Victoria's council approved the 2016-2025 housing strategy a year ago, which set out 25 actions to improve affordability in the city with a .5 per cent vacancy rate, one of Canada's lowest.
The 600 new residential units built each year over the last five years were 200 to 300 units short of what was needed to house new residents, Tinney said.
"The good news is we're starting to see that we're seeing the market respond," he said. "We're seeing units being built."
Tinney said municipalities don't have the money or the policy tools available to provincial and federal governments to build low-income housing, so the city focused on stimulating middle-income housing aimed at people who earn between $18,000 and $57,772.
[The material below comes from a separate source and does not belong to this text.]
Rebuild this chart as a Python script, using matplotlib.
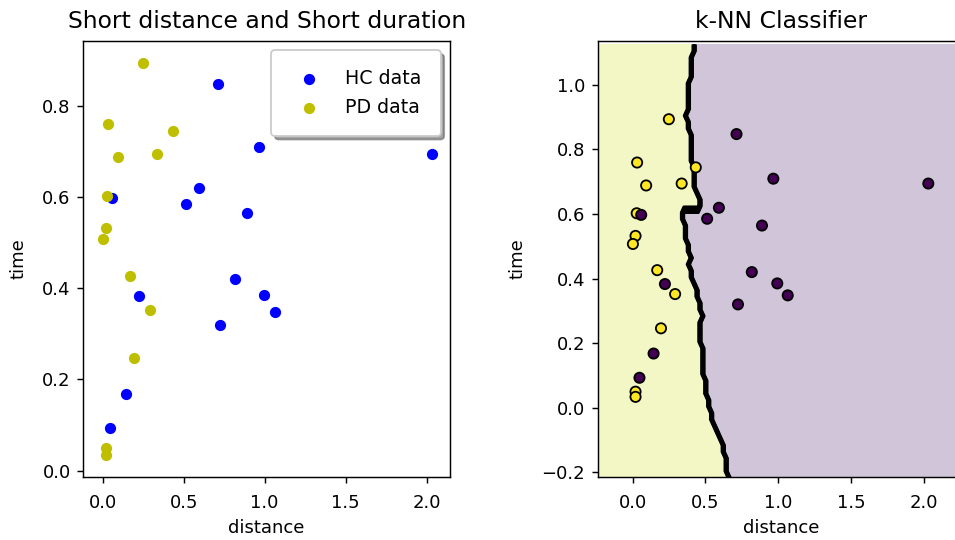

The first annual review of the 2016-2025 Housing Strategy, presented to council last week, concluded that the actions taken so far have increased the rate of new housing construction.
About half of the strategy's 25 proposed actions have been completed. They include waiving application fees for affordable housing developments, simplifying approvals for basement suites and standalone garden suites — similar to Vancouver's laneway houses — and allowing smaller housing units.
Tinney said one effect is there has been an increase in garden suite applications.
Fewer than a dozen were built in the first five years in which they were allowed on a limited basis. Within a month of dropping the rezoning requirement, the city received 23 applications for garden suites.
"The process is significantly quicker, easier, you just have to have some discussions with staff and it can be approved over the counter," Tinney said.
Rental construction returns
There has been little rental apartment construction for the last 10 years, but now 590 rental units are under construction. In addition, nearly half the units currently in planning and approval stages are also proposed for rental or seniors housing.
Tinney said one of the most effective measures in the federal housing strategy announced Wednesday is rental supplements for low-income renters.
"It starts to take people at more moderate incomes, and give them a little extra cash each month to go out and rent a market unit," he said.
"It's a way to use government money and the power of the marketplace to house more people."
With files from CBC Radio One's On the Island.